Just as Jacqueline and I were finishing our tour of the cathedral, Sebastian rushed through the front door and said, “We have to leave now! The film crews are clearing the Piazza!” Sure enough, we were instructed to leave right away, and as we walked off the piazza we noticed an older man in a black priest’s cassock wearing a black baseball cap. “That’s him!” said Sebastian. “That’s Terence Hill!” I took a quick photo of the back of his head as stage hands instructed me in Italian, “No fotos!” and as we turned the corner off the piazza I noticed Daniele and his dog, discretely situated across the piazza, out of view of the cameras.

Finished with our brush with fame we headed to a hotel we’d passed along the way and were shown to a nice room with three beds, our home for the night.
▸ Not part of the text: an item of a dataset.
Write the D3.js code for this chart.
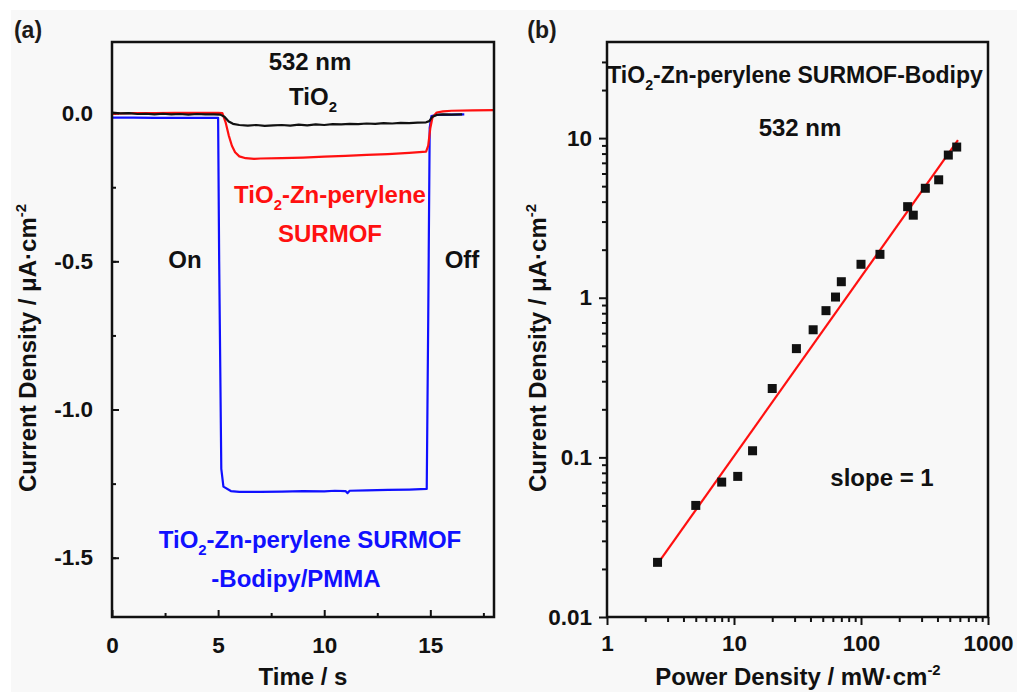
<!DOCTYPE html>
<html>
<head>
<meta charset="utf-8">
<script src="https://cdn.jsdelivr.net/npm/d3@7"></script>
<style>
  body { margin: 0; background: #fff; }
  svg { display: block; font-family: "Liberation Sans", Arial, sans-serif; }
</style>
</head>
<body>
<script>
// panel (a): photocurrent transients
blackT = [0,0.4,0.8,1.2,1.6,2.0,2.4,2.8,3.2,3.6,4.0,4.4,4.8,5.1,5.3,5.5,5.7,6.0,6.4,6.8,7.2,7.6,8.0,8.4,8.8,9.2,9.6,10.0,10.4,10.8,11.2,11.6,12.0,12.4,12.8,13.2,13.6,14.0,14.4,14.8,14.95,15.1,15.3,15.6,16.0,16.5];
blackV = [0.002,-0.001,0.000,-0.003,-0.002,-0.004,-0.002,-0.004,-0.003,-0.005,-0.003,-0.004,-0.004,-0.005,-0.012,-0.028,-0.036,-0.040,-0.042,-0.040,-0.043,-0.041,-0.040,-0.042,-0.039,-0.041,-0.038,-0.040,-0.037,-0.038,-0.036,-0.037,-0.035,-0.036,-0.034,-0.035,-0.033,-0.034,-0.032,-0.031,-0.027,-0.012,-0.006,-0.004,-0.005,-0.004];

redT = [0,1,2,3,4,5,5.2,5.35,5.5,5.65,5.8,6.0,6.3,6.7,7,8,9,10,11,12,13,14,14.8,14.9,15.0,15.1,15.3,15.6,16,17,18];
redV = [-0.002,0.000,0.000,0.001,0.001,0.001,0.0,-0.03,-0.075,-0.11,-0.132,-0.146,-0.152,-0.154,-0.153,-0.152,-0.150,-0.147,-0.144,-0.141,-0.138,-0.134,-0.13,-0.11,-0.05,-0.015,0.002,0.006,0.008,0.009,0.010];

blueT = [0,1,2,3,4,5.0,5.05,5.15,5.25,5.6,6,7,8,9,10,10.5,11,11.1,11.2,12,13,14,14.83,14.9,14.97,15.05,15.3,16,16.6];
blueV = [-0.015,-0.015,-0.016,-0.016,-0.016,-0.016,-0.5,-1.2,-1.26,-1.275,-1.278,-1.278,-1.277,-1.275,-1.276,-1.274,-1.275,-1.282,-1.274,-1.273,-1.271,-1.270,-1.268,-0.7,-0.05,-0.010,-0.006,-0.005,-0.004];

timeTicks = [0, 5, 10, 15];
currentTicks = [0.0, -0.5, -1.0, -1.5];

// panel (b): power dependence
powerX = [2.5, 5, 8, 10.7, 14, 20, 31, 42, 53, 63, 70, 100, 141, 233, 258, 321, 409, 487, 567];
currentY = [0.022, 0.05, 0.07, 0.076, 0.11, 0.27, 0.48, 0.63, 0.83, 1.01, 1.26, 1.62, 1.87, 3.72, 3.29, 4.85, 5.48, 7.83, 8.79];
fitX = [2.5, 580];
fitY = [0.0215, 9.7];
powerTicks = [1, 10, 100, 1000];
logCurrentTicks = [0.01, 0.1, 1, 10];

var W = 1017, H = 692;
var svg = d3.select('body').append('svg').attr('width', W).attr('height', H);

svg.append('rect').attr('x', 11).attr('y', 10).attr('width', W - 11).attr('height', H - 10).attr('fill', '#f8f8f8');

// text with sub/superscripts: parts = [[text, 'sub'|'sup'|null], ...]
function richText(g, x, y, parts, size, color, anchor, weight) {
    var t = g.append('text')
        .attr('x', x).attr('y', y)
        .attr('font-size', size)
        .attr('font-weight', weight || 'bold')
        .attr('fill', color || '#111')
        .attr('text-anchor', anchor || 'middle');
    var shift = 0;
    parts.forEach(function(p) {
        var s = t.append('tspan').text(p[0]);
        var target = p[1] == 'sub' ? size * 0.3 : p[1] == 'sup' ? -size * 0.42 : 0;
        if (target != shift) s.attr('dy', target - shift);
        if (p[1]) s.attr('font-size', size * 0.62);
        shift = target;
    });
    return t;
}

function styleAxis(g) {
    g.select('.domain').remove();
    g.selectAll('.tick line').attr('stroke', '#111').attr('stroke-width', 2);
    g.selectAll('.tick text').attr('font-size', 22.5).attr('font-weight', 'bold').attr('fill', '#111')
        .attr('font-family', '"Liberation Sans", Arial, sans-serif');
}

// ---------- panel (a)
var ax = {l: 112, r: 494, t: 42, b: 617};
var xa = d3.scaleLinear([0, 18], [ax.l, ax.r]);
var ya = d3.scaleLinear([-1.7, 0.24], [ax.b, ax.t]);

var ga = svg.append('g');

ga.append('g').attr('transform', `translate(0,${ax.b})`)
    .call(d3.axisBottom(xa).tickValues(timeTicks).tickSize(-7).tickPadding(20).tickFormat(d3.format('d')))
    .call(styleAxis);
ga.append('g').attr('transform', `translate(0,${ax.b})`)
    .call(d3.axisBottom(xa).tickValues([2.5, 7.5, 12.5, 17.5]).tickSize(-4).tickFormat(''))
    .call(styleAxis);
ga.append('g').attr('transform', `translate(${ax.l},0)`)
    .call(d3.axisLeft(ya).tickValues(currentTicks).tickSize(-7).tickPadding(19).tickFormat(d3.format('.1f')))
    .call(styleAxis);
ga.append('g').attr('transform', `translate(${ax.l},0)`)
    .call(d3.axisLeft(ya).tickValues([0.0, -0.25, -0.5, -0.75, -1.0, -1.25, -1.5]).tickSize(-4).tickFormat(''))
    .call(styleAxis);
ga.selectAll('.tick text').text(function() { return this.textContent.replace('−', '-'); });

var lineA = d3.line().x(d => xa(d[0])).y(d => ya(d[1]));
[[blueT, blueV, '#1010ff'], [redT, redV, '#ff1010'], [blackT, blackV, '#111']].forEach(function(s) {
    ga.append('path')
        .datum(d3.zip(s[0], s[1]))
        .attr('fill', 'none').attr('stroke', s[2]).attr('stroke-width', 2.2)
        .attr('stroke-linejoin', 'round')
        .attr('d', lineA);
});

ga.append('rect').attr('x', ax.l).attr('y', ax.t).attr('width', ax.r - ax.l).attr('height', ax.b - ax.t)
    .attr('fill', 'none').attr('stroke', '#111').attr('stroke-width', 2.5);

richText(ga, 310, 70, [['532 nm']], 24);
richText(ga, 313, 105, [['TiO'], ['2', 'sub']], 24);
richText(ga, 330, 203, [['TiO'], ['2', 'sub'], ['-Zn-perylene']], 24, '#ff1010');
richText(ga, 330, 242, [['SURMOF']], 24, '#ff1010');
richText(ga, 185, 268, [['On']], 24);
richText(ga, 462, 268, [['Off']], 24);
richText(ga, 310, 548, [['TiO'], ['2', 'sub'], ['-Zn-perylene SURMOF']], 24, '#1010ff');
richText(ga, 296, 587, [['-Bodipy/PMMA']], 24, '#1010ff');

richText(ga, 303, 685, [['Time / s']], 24);
richText(ga, 0, 0, [['Current Density / μA·cm'], ['-2', 'sup']], 24)
    .attr('transform', 'translate(36,348) rotate(-90)');
richText(ga, 28, 38, [['(a)']], 23, '#1c1a18');

// ---------- panel (b)
var bx = {l: 607, r: 988, t: 42, b: 617};
var xb = d3.scaleLog([1, 1000], [bx.l, bx.r]);
var yb = d3.scaleLog([0.01, 40], [bx.b, bx.t]);

function minorLog(lo, hi) {
    var out = [];
    for (var e = Math.floor(Math.log10(lo)); e < Math.ceil(Math.log10(hi)); e++) {
        for (var m = 2; m <= 9; m++) {
            var v = m * Math.pow(10, e);
            if (v > lo && v < hi) out.push(v);
        }
    }
    return out;
}

var gb = svg.append('g');
gb.append('g').attr('transform', `translate(0,${bx.b})`)
    .call(d3.axisBottom(xb).tickValues(powerTicks).tickSize(8).tickPadding(10).tickFormat(d3.format('d')))
    .call(styleAxis);
gb.append('g').attr('transform', `translate(0,${bx.b})`)
    .call(d3.axisBottom(xb).tickValues(minorLog(1, 1000)).tickSize(5).tickFormat(''))
    .call(styleAxis);
gb.append('g').attr('transform', `translate(${bx.l},0)`)
    .call(d3.axisLeft(yb).tickValues(logCurrentTicks).tickSize(8).tickPadding(7).tickFormat(d => String(d)))
    .call(styleAxis);
gb.append('g').attr('transform', `translate(${bx.l},0)`)
    .call(d3.axisLeft(yb).tickValues(minorLog(0.01, 40)).tickSize(5).tickFormat(''))
    .call(styleAxis);

gb.append('path')
    .datum(d3.zip(fitX, fitY))
    .attr('fill', 'none').attr('stroke', '#ff1010').attr('stroke-width', 2.2)
    .attr('d', d3.line().x(d => xb(d[0])).y(d => yb(d[1])));

gb.selectAll('rect.pt')
    .data(d3.zip(powerX, currentY))
    .join('rect')
    .attr('class', 'pt')
    .attr('x', d => xb(d[0]) - 4.5).attr('y', d => yb(d[1]) - 4.5)
    .attr('width', 9).attr('height', 9)
    .attr('fill', '#111');

gb.append('rect').attr('x', bx.l).attr('y', bx.t).attr('width', bx.r - bx.l).attr('height', bx.b - bx.t)
    .attr('fill', 'none').attr('stroke', '#111').attr('stroke-width', 2.5);

richText(gb, 795, 83, [['TiO'], ['2', 'sub'], ['-Zn-perylene SURMOF-Bodipy']], 23);
richText(gb, 800, 136, [['532 nm']], 24);
richText(gb, 882, 486, [['slope = 1']], 24);

richText(gb, 798, 685, [['Power Density / mW·cm'], ['-2', 'sup']], 24);
richText(gb, 0, 0, [['Current Density / μA·cm'], ['-2', 'sup']], 24)
    .attr('transform', 'translate(546,348) rotate(-90)');
richText(gb, 542, 38, [['(b)']], 23, '#1c1a18');
</script>
</body>
</html>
Jacqueline and Sebastian, full of energy, headed out for sightseeing while I snoozed for a couple of hours under the warm covers of my bed.

Sebastian awakened me at 7:30 for dinner and we made our way down to the hotel dining room. After ordering, we noticed the hotel owner seating a wiry young Italian man — Daniele! He joined us at our table and told us about how a nice woman in the Duomo Piazza had inquired about his dog and he’d told her he had no place to sleep for the night. “Come and stay in my hotel,” she said. So now we know how Daniele will make his way around the world — on the kindness of strangers, his friendly smile, and people’s love of dogs.

We voted Jacqueline to be first in the shower, but she immediately noticed there was no water coming from the tap. Checking with the desk, we learned that all human and canine guests will have to wait until the morning for the hotel’s main water line to be fixed. So while this entertaining day included the occasional mendicant hiker and Italian movie star, tonight there would be no showers or washing of clothes for our little pilgrim fellowship.